President Obama Just Created The Largest Protected Area On The Planet

President Obama has been on a roll lately, conserving land and sea. Today he dropped another massive expansion of the National Parks and Monuments on the world, quadrupling the size of the Papahānaumokuākea Marine National Monument. The monument’s expansion will put 582,578 square miles of land and sea under federal protection — a huge win for conservation and scientific research.

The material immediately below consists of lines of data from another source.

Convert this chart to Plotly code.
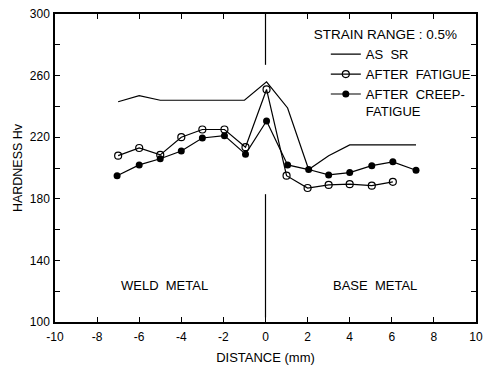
import plotly.graph_objects as go

# Data
x_sr = [-7, -6, -5, -4, -3, -2, -1, 0.05, 1.05, 2.05, 3.0, 4.0, 5.0, 6.0, 7.15]
y_sr = [243, 247, 244, 244, 244, 244, 244, 256, 239, 199, 208, 215, 215, 215, 215]

x_fat = [-7, -6, -5, -4, -3, -1.95, -0.95, 0.05, 1.0, 2.0, 3.0, 4.0, 5.05, 6.05]
y_fat = [208, 213, 208.5, 220, 225, 225, 213.5, 251, 195, 187, 189, 189.5, 188.5, 191]

x_cf = [-7.05, -6, -5, -4, -3, -1.95, -0.95, 0.05, 1.05, 2.05, 3.0, 4.0, 5.05, 6.05, 7.15]
y_cf = [195, 202, 206, 211, 219.5, 221, 209, 230.5, 202, 199, 195.5, 197, 201.5, 204, 198.5]

x_ticks = [-10, -8, -6, -4, -2, 0, 2, 4, 6, 8, 10]
y_ticks = [100, 140, 180, 220, 260, 300]

FONT = "Liberation Sans, Arial, sans-serif"

fig = go.Figure()
fig.add_trace(go.Scatter(x=x_sr, y=y_sr, mode="lines", name="AS  SR",
                         line=dict(color="black", width=1.2)))
fig.add_trace(go.Scatter(x=x_fat, y=y_fat, mode="lines+markers", name="AFTER  FATIGUE",
                         line=dict(color="black", width=1.2),
                         marker=dict(symbol="circle-open", size=7, color="black",
                                     line=dict(width=1.2))))
fig.add_trace(go.Scatter(x=x_cf, y=y_cf, mode="lines+markers", name="AFTER  CREEP-<br>FATIGUE",
                         line=dict(color="black", width=1.2),
                         marker=dict(symbol="circle", size=7, color="black")))

# boundary line at x = 0
fig.add_shape(type="line", x0=0, x1=0, y0=267, y1=300, xref="x", yref="y",
              line=dict(color="black", width=1.2))
fig.add_shape(type="line", x0=0, x1=0, y0=103, y1=183, xref="x", yref="y",
              line=dict(color="black", width=1.2))

fig.add_annotation(x=-4.8, y=124, text="WELD  METAL", showarrow=False,
                   font=dict(size=13, color="black", family=FONT))
fig.add_annotation(x=5.2, y=124, text="BASE  METAL", showarrow=False,
                   font=dict(size=13, color="black", family=FONT))

fig.update_layout(
    width=490, height=370,
    margin=dict(l=55, r=7, t=11, b=48),
    paper_bgcolor="white", plot_bgcolor="white",
    font=dict(family=FONT, size=12, color="black"),
    showlegend=True,
    legend=dict(x=0.61, y=0.975, xanchor="left", yanchor="top",
                bgcolor="rgba(0,0,0,0)",
                title=dict(text="STRAIN RANGE : 0.5%", side="top",
                           font=dict(size=13.5, family=FONT)),
                font=dict(size=13, family=FONT),
                indentation=14, valign="top", itemwidth=30,
                tracegroupgap=0),
)
fig.update_xaxes(range=[-10, 10], tickvals=x_ticks, ticktext=[str(v) for v in x_ticks],
                 ticks="inside", ticklen=5, tickwidth=1, tickcolor="black",
                 ticklabelstandoff=3,
                 showline=True, linecolor="black", linewidth=1.5, mirror="ticks",
                 showgrid=False, zeroline=False,
                 title=dict(text="DISTANCE (mm)", font=dict(size=13), standoff=10))
fig.update_yaxes(range=[100, 300], tickvals=y_ticks, ticktext=[str(v) for v in y_ticks],
                 ticks="inside", ticklen=5, tickwidth=1, tickcolor="black",
                 ticklabelstandoff=1,
                 minor=dict(dtick=20, tick0=100, ticks="inside", ticklen=5, tickcolor="black"),
                 showline=True, linecolor="black", linewidth=1.5, mirror="ticks",
                 showgrid=False, zeroline=False,
                 title=dict(text="HARDNESS Hv", font=dict(size=12.5), standoff=4))

fig.write_html("out.html")
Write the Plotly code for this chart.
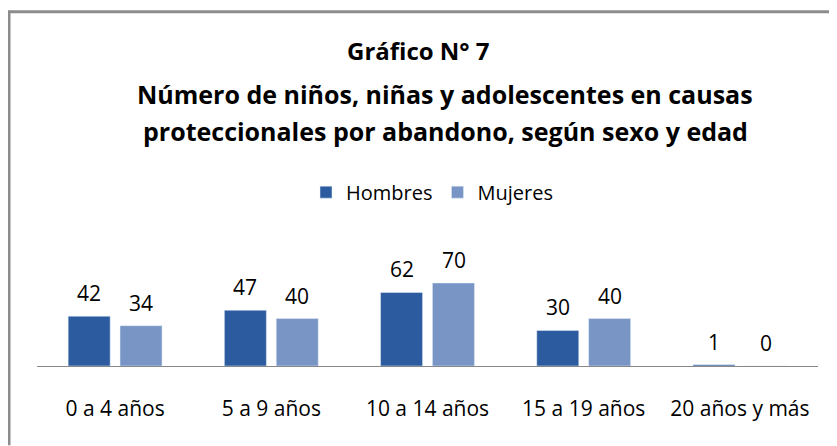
import plotly.graph_objects as go

categories = ["0 a 4 años", "5 a 9 años", "10 a 14 años", "15 a 19 años", "20 años y más"]
hombres = [42, 47, 62, 30, 1]
mujeres = [34, 40, 70, 40, 0]
title_lines = ["Gráfico N° 7",
               "Número de niños, niñas y adolescentes en causas",
               "proteccionales por abandono, según sexo y edad"]

C_H = "#2C5C9F"
C_M = "#7895C6"
FONT = "Open Sans"

# page has an 8px body margin; figure sized to fit the window
OFF = 8
W, H = 837 - OFF, 446 - OFF
L = 37 - OFF
R = W - (818 - OFF)
T = 230 - OFF
B = H - (366.5 - OFF)
PW, PH = W - L - R, H - T - B


def px(x):
    return (x - OFF - L) / PW


def py(y):
    return (H - B - (y - OFF)) / PH


fig = go.Figure()
fig.add_trace(go.Bar(name="Hombres", x=categories, y=hombres, marker=dict(color=C_H)))
fig.add_trace(go.Bar(name="Mujeres", x=categories, y=mujeres, marker=dict(color=C_M)))

annotations = []
for vals, shift in ((hombres, -26), (mujeres, 26)):
    for c, v in zip(categories, vals):
        annotations.append(dict(x=c, y=v, xref="x", yref="y", text=str(v), showarrow=False,
                                xshift=shift, yanchor="bottom", yshift=7,
                                font=dict(family=FONT, size=21, color="#000")))

title_y = [50, 93, 131]
title_x = [418, 445, 445]
title_sizes = [24, 25, 25]
for txt, yy, xx, fs in zip(title_lines, title_y, title_x, title_sizes):
    annotations.append(dict(text="<b>" + txt + "</b>", xref="paper", yref="paper",
                            x=px(xx), y=py(yy),
                            xanchor="center", yanchor="middle", showarrow=False,
                            font=dict(family=FONT, size=fs, color="#000")))

fig.update_layout(
    width=W, height=H,
    margin=dict(l=L, r=R, t=T, b=B, pad=0),
    paper_bgcolor="white", plot_bgcolor="white",
    barmode="group", bargap=0.336, bargroupgap=0.19,
    showlegend=True,
    legend=dict(orientation="h", x=px(432), xanchor="center",
                y=py(192), yanchor="middle",
                font=dict(family=FONT, size=20, color="#000"),
                traceorder="normal"),
    xaxis=dict(showline=True, linecolor="#888888", linewidth=1, ticks="",
               tickfont=dict(family=FONT, size=21, color="#000"),
               ticklabelstandoff=24, range=[-0.5, 4.5]),
    yaxis=dict(visible=False, range=[0, (366.5 - 230) / 1.19], showgrid=False, zeroline=False),
    annotations=annotations,
    shapes=[
        dict(type="line", xref="paper", yref="paper",
             x0=px(6), x1=px(837), y0=py(11), y1=py(11),
             line=dict(color="#8C8C8C", width=3)),
        dict(type="line", xref="paper", yref="paper",
             x0=px(9), x1=px(9), y0=py(10), y1=py(446),
             line=dict(color="#8C8C8C", width=3)),
    ],
    font=dict(family=FONT),
)

fig.write_html("out.html")
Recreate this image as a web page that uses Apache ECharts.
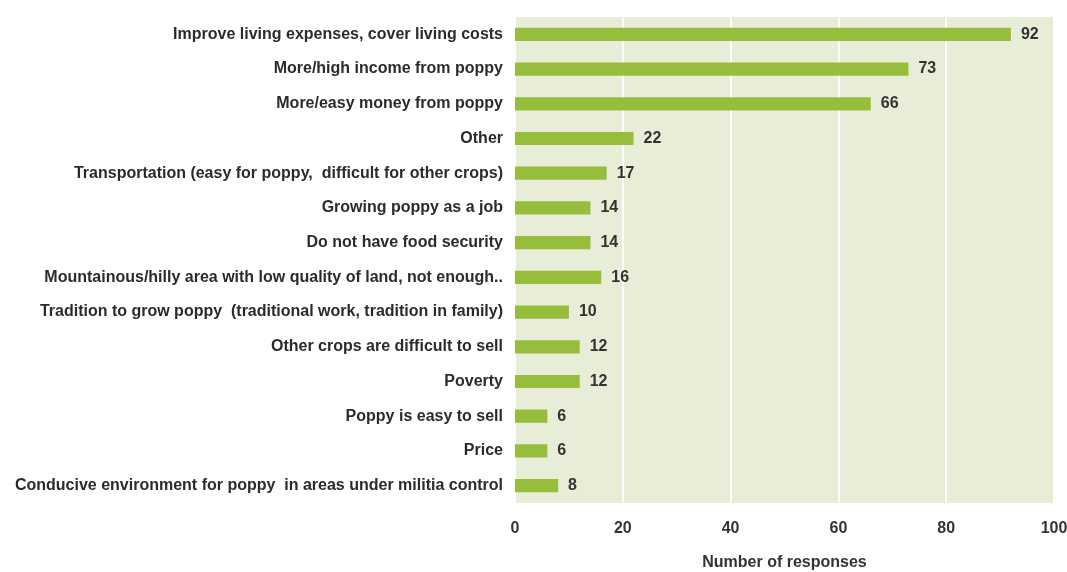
<!DOCTYPE html>
<html>
<head>
<meta charset="utf-8">
<script src="https://cdn.jsdelivr.net/npm/echarts@6/dist/echarts.min.js"></script>
<style>
  html, body { margin: 0; padding: 0; background: #ffffff; }
  #chart { width: 1067px; height: 572px; }
</style>
</head>
<body>
<div id="chart"></div>
<script>
// Reasons for growing poppy, listed top to bottom
const categories = [
  "Improve living expenses, cover living costs",
  "More/high income from poppy",
  "More/easy money from poppy",
  "Other",
  "Transportation (easy for poppy,  difficult for other crops)",
  "Growing poppy as a job",
  "Do not have food security",
  "Mountainous/hilly area with low quality of land, not enough..",
  "Tradition to grow poppy  (traditional work, tradition in family)",
  "Other crops are difficult to sell",
  "Poverty",
  "Poppy is easy to sell",
  "Price",
  "Conducive environment for poppy  in areas under militia control"
];
const responses = [92, 73, 66, 22, 17, 14, 14, 16, 10, 12, 12, 6, 6, 8];
const xTicks = [0, 20, 40, 60, 80, 100];
const xTitle = "Number of responses";

const font = "'Liberation Sans', Arial, sans-serif";
const chart = echarts.init(document.getElementById('chart'));
chart.setOption({
  animation: false,
  grid: { left: 515, right: 13, top: 17, bottom: 69, containLabel: false,
          outerBoundsMode: 'none',
          show: true, backgroundColor: '#e7edd7', borderWidth: 0 },
  xAxis: {
    type: 'value', min: xTicks[0], max: xTicks[xTicks.length - 1],
    interval: xTicks[1] - xTicks[0],
    name: xTitle, nameLocation: 'middle', nameGap: 52,
    nameTextStyle: { fontFamily: font, fontWeight: 'bold', fontSize: 16, color: '#333333' },
    axisLine: { show: false }, axisTick: { show: false },
    axisLabel: { fontFamily: font, fontWeight: 'bold', fontSize: 16, color: '#333333', margin: 18 },
    splitLine: { show: true, lineStyle: { color: '#ffffff', width: 2 } }
  },
  yAxis: {
    type: 'category', data: categories, inverse: true,
    axisLine: { show: false }, axisTick: { show: false },
    axisLabel: { fontFamily: font, fontWeight: 'bold', fontSize: 16, color: '#2b2b2b', margin: 12 }
  },
  series: [{
    type: 'bar', data: responses, barCategoryGap: '62%',
    itemStyle: { color: '#97bd3d' },
    label: { show: true, position: 'right', distance: 10,
             fontFamily: font, fontWeight: 'bold', fontSize: 16, color: '#333333' }
  }]
});
</script>
</body>
</html>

Papahānaumokuākea is a large archipelago commonly referred to as the Northwestern Hawaiian Islands. The atolls and islands stretch into the deep blue Pacific for over 1,200 miles. That’s basically from Austin to Los Angeles for comparison’s sake. President Theodore Roosevelt was the first to recognize the area needed protecting in 1909 by creating a bird reservation. Nearly a century later, in 2006, President George W. Bush made it an official national monument.


The archipelago is one of the most biologically diverse place on the planet. One of the most extraordinary specimens living in the area is a black coral — thought to be 4,500 years old. The area is also home to one of the largest seamounts (underwater mountains) discovered, as tall as Mount Rainer in Washington State (14,000 feet high). The isles are home to 14 million birds, Hawaiian monk seals, and Hawaiian green sea turtles. If none of that floats your boat, the archipelago also includes Midway Island, where the infamous WWII battle was fought and the USS Yorktown was sunk.

Making this much land and sea a national monument means all commercial mining and fishing activities will be ceased in the area (the Feds say this will only decrease commercial fishing hauls by five percent, as they mostly fish in international waters anyway). We’ll still be allowed to recreationally fish, and native Hawaiians will maintain traditional access to the area, as will scientist for research purposes. This means that 60 percent of the federal waters off Hawaii are now closed to commercial fishing. Which should bring some much needed relief to our oceans’ already over-fished waters.